White, James The Watch Below

White’s science fiction novel is possibly the most peculiar addition to this bibliography. He sets his story aboard the World War 2 tanker GULF TRADER, with narrative opening in Feb. 1942 as the ship is sailing in an eastbound North Atlantic convoy. Aboard the vessel are her crew as well as 50 or so survivors — including several women WRENs — from convoy vessels that had been sunk earlier in the voyage by Nazi subs. Disaster overtakes the GULF TRADER eventually, and she is sunk by enemy torpedoes just a short sail from the safety of English coastal waters. While most of her passengers and crew make it off the ship, a handful of survivors are trapped in the vessel’s lower deck spaces in an air bubble (think Poseidon Adventure, though the GULF TRADER doesn’t turn turtle like the old POSIEIDON did).

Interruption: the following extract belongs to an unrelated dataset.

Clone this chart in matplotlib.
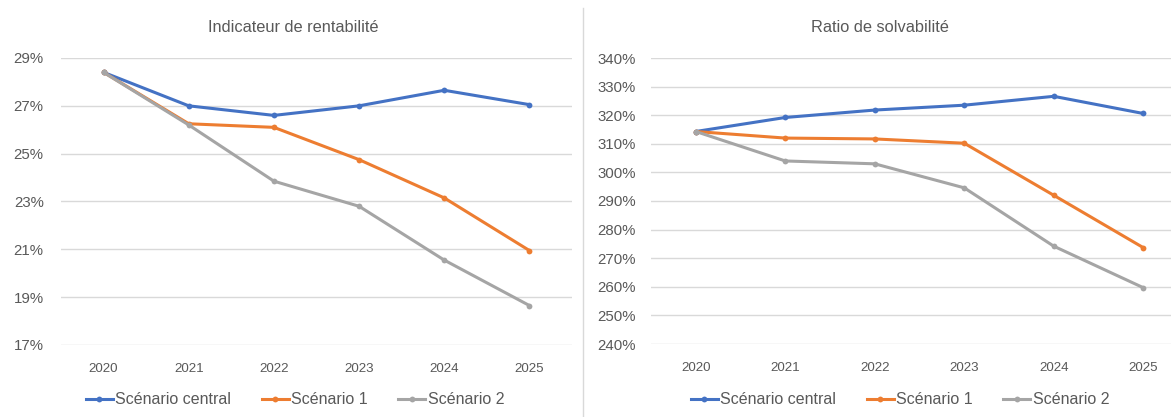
import matplotlib
matplotlib.use("Agg")
import matplotlib.pyplot as plt
from matplotlib.lines import Line2D
from matplotlib.ticker import FuncFormatter

plt.rcParams['font.family'] = ['Liberation Sans Narrow', 'Liberation Sans', 'DejaVu Sans']

years = ["2020", "2021", "2022", "2023", "2024", "2025"]
series_names = ["Scénario central", "Scénario 1", "Scénario 2"]
colors = ["#4472C4", "#ED7D31", "#A5A5A5"]

# Profitability indicator (%)
rent_central = [28.4, 27.0, 26.6, 27.0, 27.65, 27.05]
rent_s1 = [28.4, 26.25, 26.1, 24.75, 23.15, 20.95]
rent_s2 = [28.4, 26.2, 23.85, 22.8, 20.55, 18.65]

# Solvency ratio (%)
solv_central = [314.3, 319.2, 321.8, 323.5, 326.6, 320.6]
solv_s1 = [314.3, 312.0, 311.7, 310.2, 292.0, 273.7]
solv_s2 = [314.3, 304.0, 303.0, 294.6, 274.2, 259.7]

left_ticks = [17, 19, 21, 23, 25, 27, 29]
right_ticks = [240, 250, 260, 270, 280, 290, 300, 310, 320, 330, 340]

W, H = 1171, 417
TEXT = "#595959"
GRID = "#D9D9D9"

fig = plt.figure(figsize=(W / 100, H / 100), dpi=100)


def px_axes(x0, x1, ytop, ybot):
    return fig.add_axes([x0 / W, 1 - ybot / H, (x1 - x0) / W, (ybot - ytop) / H])


def draw_panel(ax, data, ticks, ypad):
    x = list(range(len(years)))
    for vals, c, name in zip(data, colors, series_names):
        ax.plot(x, vals, color=c, lw=2.2, marker="o", ms=4.2,
                markeredgewidth=0, label=name, solid_capstyle="round",
                zorder=3)
    ax.set_xlim(-0.5, len(years) - 0.5)
    ax.set_ylim(ticks[0], ticks[-1])
    ax.set_yticks(ticks)
    ax.yaxis.set_major_formatter(FuncFormatter(lambda v, p: f"{v:.0f}%"))
    ax.set_xticks(x)
    ax.set_xticklabels(years)
    ax.grid(axis="y", color=GRID, lw=1.0)
    ax.set_axisbelow(True)
    for s in ax.spines.values():
        s.set_visible(False)
    ax.tick_params(axis="both", length=0, colors=TEXT)
    ax.tick_params(axis="y", pad=ypad, labelsize=10.8)
    ax.tick_params(axis="x", pad=13, labelsize=9.6)


ax1 = px_axes(61, 572, 58, 345)
draw_panel(ax1, [rent_central, rent_s1, rent_s2], left_ticks, 12.5)

ax2 = px_axes(651, 1188, 58, 344)
draw_panel(ax2, [solv_central, solv_s1, solv_s2], right_ticks, 11)

fig.text(293 / W, 1 - 27 / H, "Indicateur de rentabilité", ha="center",
         va="center", fontsize=11.8, color=TEXT)
fig.text(880 / W, 1 - 27 / H, "Ratio de solvabilité", ha="center",
         va="center", fontsize=11.8, color=TEXT)

# separator between the two charts
fig.add_artist(Line2D([583 / W, 583 / W], [0, 1 - 8 / H], color="#D9D9D9",
                      lw=1.0, transform=fig.transFigure))

handles = [Line2D([], [], color=c, lw=2.2, marker="o", ms=4.2,
                  markeredgewidth=0) for c in colors]
for cx in (295, 900):
    fig.legend(handles, series_names, loc="center",
               bbox_to_anchor=(cx / W, 1 - 400 / H), ncol=3, frameon=False,
               fontsize=11.5, labelcolor=TEXT, handlelength=1.7,
               handletextpad=0.15, columnspacing=1.9, borderaxespad=0)

fig.savefig("out.png", dpi=100)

Here White’s story veers from reality into science fiction, for he has his survivors settle in (unwillingly, of course) to life underwater in the drifting tanker hulk (it eventually gets stuck underwater on shoals off the coast of Spain). In Swiss Family Robinson style the survivors marry (remember those WRENs?), learn how to supplement their oxygen supply (by growing beans) and maintain their electrical power. Luckily the GULF TRADER is packed with canned goods, so food is initially no problem. Just about the only thing these intrepid folk can’t do is escape their watery domicile. Decades pass with generation after generation of the descendants of the original survivors continuing to live (and die) in the cold, dank wreck. Meanwhile, an exodus of spaceships from a dying water planet are heading towards earth (remember, the key description here is “science fiction”), hoping to colonize the planet’s oceans. How the GULF TRADER’s inhabitants reconcile alien and human culture provides White with an interesting finale. The Watch Below, by the way, isn’t the only piece of World War 2 shipping related science fiction to appear in this bibliography: check out Ray Bradbury’s eerie 1944 short story, “Undersea Guardians.”